** FULL ARTICLE
Life is Strange was an episodic series that was built on a strong story based foundation, twists and knowing how to shock the audience in the truest form, usually around the ending of each episode to be released. Along with this came a clouded mystery about a girl players knew barely anything about, Rachel Amber.
As the game carried on, it became clear that especially in regards to Chloe, Rachel was this really important piece of a much bigger puzzle, there’s discussions, clues, and missing posters that always seem to find their way into appearance in the beginning of the game, and even towards the end this unknown missing girl still plays a big part in the story. This kept the interest, and personally even I spent a large amount of time wondering who is this girl, and what happened to her. But that being so, by the end of the game that cloud still remained, fragments of who Rachel was dangling in the distance, seeming to be a little too far out of reach.
Enter Before the Storm.
This is a game that opens new doors to ideas and subjects that were previously hidden in the original series, and more so than that shines light on this strong theme that proves to be a central part of this prequel series. That of which being truth and lies.
In everyday life people are faced with choices, decisions and pathways that lead towards certain things and one of the underlying factors that exists within this daily cycle is the intertwining of both the truth and lying.
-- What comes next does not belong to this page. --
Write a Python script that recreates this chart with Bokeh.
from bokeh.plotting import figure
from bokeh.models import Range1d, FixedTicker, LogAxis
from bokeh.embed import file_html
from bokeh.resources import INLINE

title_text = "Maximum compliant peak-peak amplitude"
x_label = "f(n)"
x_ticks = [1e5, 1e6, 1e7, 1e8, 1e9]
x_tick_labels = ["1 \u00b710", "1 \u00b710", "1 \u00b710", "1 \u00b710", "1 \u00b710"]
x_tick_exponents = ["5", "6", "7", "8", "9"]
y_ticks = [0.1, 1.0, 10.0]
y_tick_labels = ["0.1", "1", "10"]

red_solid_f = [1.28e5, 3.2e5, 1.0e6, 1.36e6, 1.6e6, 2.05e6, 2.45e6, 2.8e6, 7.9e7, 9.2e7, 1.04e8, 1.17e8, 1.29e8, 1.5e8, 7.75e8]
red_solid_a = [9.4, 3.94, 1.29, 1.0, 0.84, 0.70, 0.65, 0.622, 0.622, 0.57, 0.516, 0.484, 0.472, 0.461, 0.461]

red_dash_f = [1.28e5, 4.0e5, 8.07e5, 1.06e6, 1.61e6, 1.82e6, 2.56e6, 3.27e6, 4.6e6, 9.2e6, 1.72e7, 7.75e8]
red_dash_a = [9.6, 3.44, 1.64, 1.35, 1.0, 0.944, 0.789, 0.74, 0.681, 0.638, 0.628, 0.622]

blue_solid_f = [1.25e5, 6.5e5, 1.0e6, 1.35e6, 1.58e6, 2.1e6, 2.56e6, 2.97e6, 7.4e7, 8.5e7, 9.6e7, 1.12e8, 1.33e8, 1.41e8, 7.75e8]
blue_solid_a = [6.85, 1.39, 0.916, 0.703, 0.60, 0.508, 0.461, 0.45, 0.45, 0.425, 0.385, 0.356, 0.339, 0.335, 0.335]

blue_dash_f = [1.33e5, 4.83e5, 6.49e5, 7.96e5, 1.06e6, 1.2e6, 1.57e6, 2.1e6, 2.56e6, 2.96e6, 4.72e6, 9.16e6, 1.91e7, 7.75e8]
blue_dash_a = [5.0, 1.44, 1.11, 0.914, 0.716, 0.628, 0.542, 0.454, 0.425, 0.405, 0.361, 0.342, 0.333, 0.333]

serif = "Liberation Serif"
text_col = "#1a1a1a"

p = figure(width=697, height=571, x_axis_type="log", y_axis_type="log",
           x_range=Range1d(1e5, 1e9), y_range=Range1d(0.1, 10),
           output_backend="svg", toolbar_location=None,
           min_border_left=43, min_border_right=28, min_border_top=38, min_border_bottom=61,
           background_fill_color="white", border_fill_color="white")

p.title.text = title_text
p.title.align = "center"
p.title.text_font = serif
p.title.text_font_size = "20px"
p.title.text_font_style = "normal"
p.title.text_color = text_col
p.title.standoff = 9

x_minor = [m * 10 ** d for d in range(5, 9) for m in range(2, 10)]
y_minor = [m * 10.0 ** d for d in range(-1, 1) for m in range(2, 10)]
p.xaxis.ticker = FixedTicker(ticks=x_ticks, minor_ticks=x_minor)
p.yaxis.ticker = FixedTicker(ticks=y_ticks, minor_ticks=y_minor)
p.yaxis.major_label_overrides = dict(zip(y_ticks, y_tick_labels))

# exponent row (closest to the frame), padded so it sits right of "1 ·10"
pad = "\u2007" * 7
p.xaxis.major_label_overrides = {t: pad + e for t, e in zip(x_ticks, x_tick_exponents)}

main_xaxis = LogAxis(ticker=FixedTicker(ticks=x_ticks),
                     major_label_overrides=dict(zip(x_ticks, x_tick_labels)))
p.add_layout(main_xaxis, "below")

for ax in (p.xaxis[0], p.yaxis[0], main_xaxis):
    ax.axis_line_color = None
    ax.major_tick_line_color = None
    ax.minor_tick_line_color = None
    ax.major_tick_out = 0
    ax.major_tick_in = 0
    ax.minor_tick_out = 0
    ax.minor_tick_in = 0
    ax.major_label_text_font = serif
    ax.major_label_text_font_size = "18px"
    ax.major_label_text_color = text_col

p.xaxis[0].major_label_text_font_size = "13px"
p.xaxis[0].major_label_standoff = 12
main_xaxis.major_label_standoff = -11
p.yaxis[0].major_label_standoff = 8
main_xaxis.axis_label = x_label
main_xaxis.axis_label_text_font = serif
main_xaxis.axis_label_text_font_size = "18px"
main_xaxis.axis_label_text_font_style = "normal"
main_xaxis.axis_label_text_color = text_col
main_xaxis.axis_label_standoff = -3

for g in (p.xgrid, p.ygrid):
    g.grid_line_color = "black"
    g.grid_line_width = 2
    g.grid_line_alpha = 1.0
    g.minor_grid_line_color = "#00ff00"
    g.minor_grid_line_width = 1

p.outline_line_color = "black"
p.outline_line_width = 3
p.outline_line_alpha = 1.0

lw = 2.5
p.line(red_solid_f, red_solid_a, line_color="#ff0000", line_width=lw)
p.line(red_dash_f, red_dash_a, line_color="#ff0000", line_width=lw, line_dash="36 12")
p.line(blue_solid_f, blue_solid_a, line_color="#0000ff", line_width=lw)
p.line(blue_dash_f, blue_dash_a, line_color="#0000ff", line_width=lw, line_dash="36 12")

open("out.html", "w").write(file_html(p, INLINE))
In a recent article I came across there was a quote by the author which read “In fact, lying has nothing to do with truth and falsity. It is simply not true that the definition of lying is the stating of a falsehood. Lying seems instead to be a relation between a belief and an intention. If you utter what you believe to be false (regardless of whether it is false) for the purpose of inducing another to believe that it is true, you have lied.”
Before the Storm seems to be built on this type of concept, the characters in the game weaving their own threads to push forward their intentions. A good example of this is Rachel’s Father, a man who has essentially lied to his daughter for her whole life from his belief that he is doing it for a good reason. But, does that make it right? Definitely not, because at the end of the day it’s still a lie.
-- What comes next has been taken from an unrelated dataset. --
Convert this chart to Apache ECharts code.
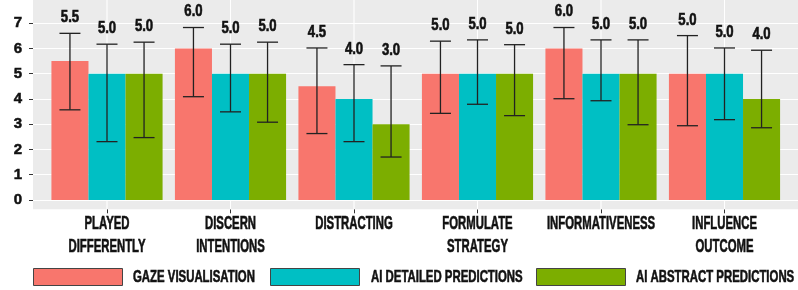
<!DOCTYPE html>
<html><head><meta charset="utf-8">
<script src="https://cdn.jsdelivr.net/npm/echarts@6/dist/echarts.min.js"></script>
<style>html,body{margin:0;padding:0;background:#fff}#c{width:798px;height:290px}</style>
</head><body><div id="c"></div>
<script>
const categories = ['PLAYED\nDIFFERENTLY','DISCERN\nINTENTIONS','DISTRACTING','FORMULATE\nSTRATEGY','INFORMATIVENESS','INFLUENCE\nOUTCOME'];
const seriesNames = ['GAZE VISUALISATION','AI DETAILED PREDICTIONS','AI ABSTRACT PREDICTIONS'];
const gazeValues = [5.5,6.0,4.5,5.0,6.0,5.0];
const detailedValues = [5.0,5.0,4.0,5.0,5.0,5.0];
const abstractValues = [5.0,5.0,3.0,5.0,5.0,4.0];
const gazeLower = [3.57,4.09,2.63,3.43,4.01,2.94];
const gazeUpper = [6.60,6.83,6.02,6.29,6.83,6.51];
const detailedLower = [2.31,3.49,2.31,3.79,3.93,3.18];
const detailedUpper = [6.17,6.17,5.36,6.34,6.34,6.02];
const abstractLower = [2.47,3.08,1.70,3.34,2.98,2.86];
const abstractUpper = [6.25,6.25,5.31,6.15,6.34,5.93];
const yTicks = [0,1,2,3,4,5,6,7];

const FONT = '"Liberation Sans",Arial,sans-serif';
const colors = ['#F8766D','#00BFC4','#7CAE00'];
const Y_MIN = -0.37, Y_MAX = 7.92;
const PANEL_H = 209.3;
const TXT = '#111111';

function makeErr(idx, lower, upper, means){
  return {
    type:'custom', xAxisIndex:1, yAxisIndex:1, z:5, silent:true, clip:false,
    data: categories.map((c,i)=>[i, lower[i], upper[i], means[i]]),
    encode:{x:0, y:[1,2]},
    renderItem:(params, api)=>{
      const i = api.value(0);
      const band = api.size([1,0])[0];
      const barW = band*0.9/3;
      const off = (idx-1)*barW;
      const lo = api.coord([i, api.value(1)]);
      const hi = api.coord([i, api.value(2)]);
      const x = lo[0]+off;
      const cap = 10.5;
      const st = {stroke:'#222222', lineWidth:1.3};
      return {type:'group', children:[
        {type:'line', shape:{x1:x,y1:hi[1],x2:x,y2:lo[1]}, style:st},
        {type:'line', shape:{x1:x-cap,y1:hi[1],x2:x+cap,y2:hi[1]}, style:st},
        {type:'line', shape:{x1:x-cap,y1:lo[1],x2:x+cap,y2:lo[1]}, style:st},
        {type:'text', x:x, y:hi[1]-15.5, scaleX:0.82, style:{text:Number(api.value(3)).toFixed(1), fill:TXT,
          stroke:TXT, lineWidth:0.6, font:'bold 16px '+FONT, align:'center', verticalAlign:'middle'}}
      ]};
    }
  };
}

const chart = echarts.init(document.getElementById('c'), null, {renderer:'canvas'});
const legendLeft = [33,270,536];
const legendTextLeft = [133,371,636];
chart.setOption({
  animation:false,
  backgroundColor:'#ffffff',
  grid:[
    {left:33, right:0, top:0, height:PANEL_H, show:true, backgroundColor:'#EBEBEB', borderWidth:0},
    {left:45.25, width:741, top:0, height:PANEL_H}
  ],
  xAxis:[
    {gridIndex:0, type:'value', min:0, max:1, show:false},
    {gridIndex:1, type:'category', data:categories, position:'bottom',
      axisLine:{show:false, onZero:false},
      axisTick:{show:true, interval:0, alignWithLabel:true, length:4, lineStyle:{color:'#333333', width:1}},
      axisLabel:{show:false}, splitLine:{show:false}}
  ],
  yAxis:[
    {gridIndex:0, type:'value', min:Y_MIN, max:Y_MAX, splitNumber:8,
      axisLine:{show:false},
      axisTick:{show:true, length:4, customValues:yTicks, lineStyle:{color:'#333333'}},
      axisLabel:{show:true, customValues:yTicks, margin:11, color:TXT, fontFamily:FONT, fontWeight:'bold', fontSize:15,
        textBorderColor:TXT, textBorderWidth:0.5},
      splitLine:{show:true, lineStyle:{color:'#ffffff', width:1.1}}},
    {gridIndex:1, type:'value', min:Y_MIN, max:Y_MAX, show:false, splitLine:{show:false}}
  ],
  legend: seriesNames.map((n,k)=>({
    data:[n], left:legendLeft[k], top:268, padding:0, itemWidth:89, itemHeight:17, icon:'rect',
    selectedMode:false, formatter:()=>'',
    itemStyle:{borderColor:'#444444', borderWidth:1}
  })),
  graphic: seriesNames.map((n,k)=>({
    type:'text', x:legendTextLeft[k], y:277.5, scaleX:0.67, silent:true,
    style:{text:n, fill:TXT, stroke:TXT, lineWidth:0.6, font:'bold 17px '+FONT, align:'left', verticalAlign:'middle'}
  })),
  series:[
    {type:'custom', xAxisIndex:1, yAxisIndex:1, z:1, silent:true, clip:false,
      data: categories.map((c,i)=>[i]),
      encode:{x:0},
      renderItem:(params, api)=>{
        const i = api.value(0);
        const a = api.coord([i, Y_MIN]);
        const b = api.coord([i, Y_MAX]);
        return {type:'line', shape:{x1:a[0],y1:a[1],x2:b[0],y2:b[1]}, style:{stroke:'#ffffff', lineWidth:1.1}};
      }},
    {type:'custom', xAxisIndex:1, yAxisIndex:1, z:1, silent:true, clip:false,
      data: categories.map((c,i)=>[i]),
      encode:{x:0},
      renderItem:(params, api)=>{
        const i = params.dataIndex;
        const a = api.coord([api.value(0), Y_MIN]);
        return {type:'text', x:a[0], y:a[1]+3.35, scaleX:0.63,
          style:{text:categories[i], fill:TXT, stroke:TXT, lineWidth:0.6, font:'bold 18px '+FONT, lineHeight:22.7, align:'center', verticalAlign:'top'}};
      }},
    {name:seriesNames[0], type:'bar', xAxisIndex:1, yAxisIndex:1, data:gazeValues, barGap:'0%', barCategoryGap:'10%', itemStyle:{color:colors[0]}, z:2},
    {name:seriesNames[1], type:'bar', xAxisIndex:1, yAxisIndex:1, data:detailedValues, barGap:'0%', barCategoryGap:'10%', itemStyle:{color:colors[1]}, z:2},
    {name:seriesNames[2], type:'bar', xAxisIndex:1, yAxisIndex:1, data:abstractValues, barGap:'0%', barCategoryGap:'10%', itemStyle:{color:colors[2]}, z:2},
    makeErr(0, gazeLower, gazeUpper, gazeValues),
    makeErr(1, detailedLower, detailedUpper, detailedValues),
    makeErr(2, abstractLower, abstractUpper, abstractValues)
  ]
});
</script></body></html>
There’s also the connection that the developers gave Rachel with this theme, her rocky trust and nagging feeling in the back of her mind that she is being betrayed ultimately sets up the dramatic ending where you yourself are given the power to fabricate the truth for Rachel or refuse and spill everything you’ve uncovered regardless of what influences worked against it.
I myself sat struggling with this choice, thinking about what consequence either path could have for Rachel, first thinking that maybe taking away both her biological Mother and Father wasn’t the best idea. But, after deliberation and a rapid change of choice I came to the conclusion that if I were in her shoes, I would want to know the truth, even though it may be brutal. I thought back to Chloe telling William that she wished she would have known things he may have concealed, while he was still alive.
For Rachel, living that lie as sweet as it may have been could not compare to what would have been shielded behind it, a man who himself was not afraid to hide behind it, ultimately harboring no remorse for how deep that rabbit hole went.
Curious about how others felt after I finished the game I took to the Steam comments and found a string of discussions, each person having a different opinion on why they felt their choice was the best. How far did this concept of lies and truth go and what did others feel was deemed as right? The response was mixed. Some believed that it was best to hide the truth, leaving Rachel with a relationship with her Father sparing her the heartbreak of another lost parent, and others believed that the ultimate betrayal was leaving her with James, allowing her to continue to live her life as it always had been, a lie.
To sum this up, I believe that Before the Storm touches on philosophical aspects that make us think about why we should or do think the way we do. Sitting back and thinking about it personally, we can ask ourselves the question of how much do we really value honesty? And when it comes down to it, what do we believe is the truth, and is that truth really true or may it be a lie in disguise regardless that we in turn have also sold ourselves?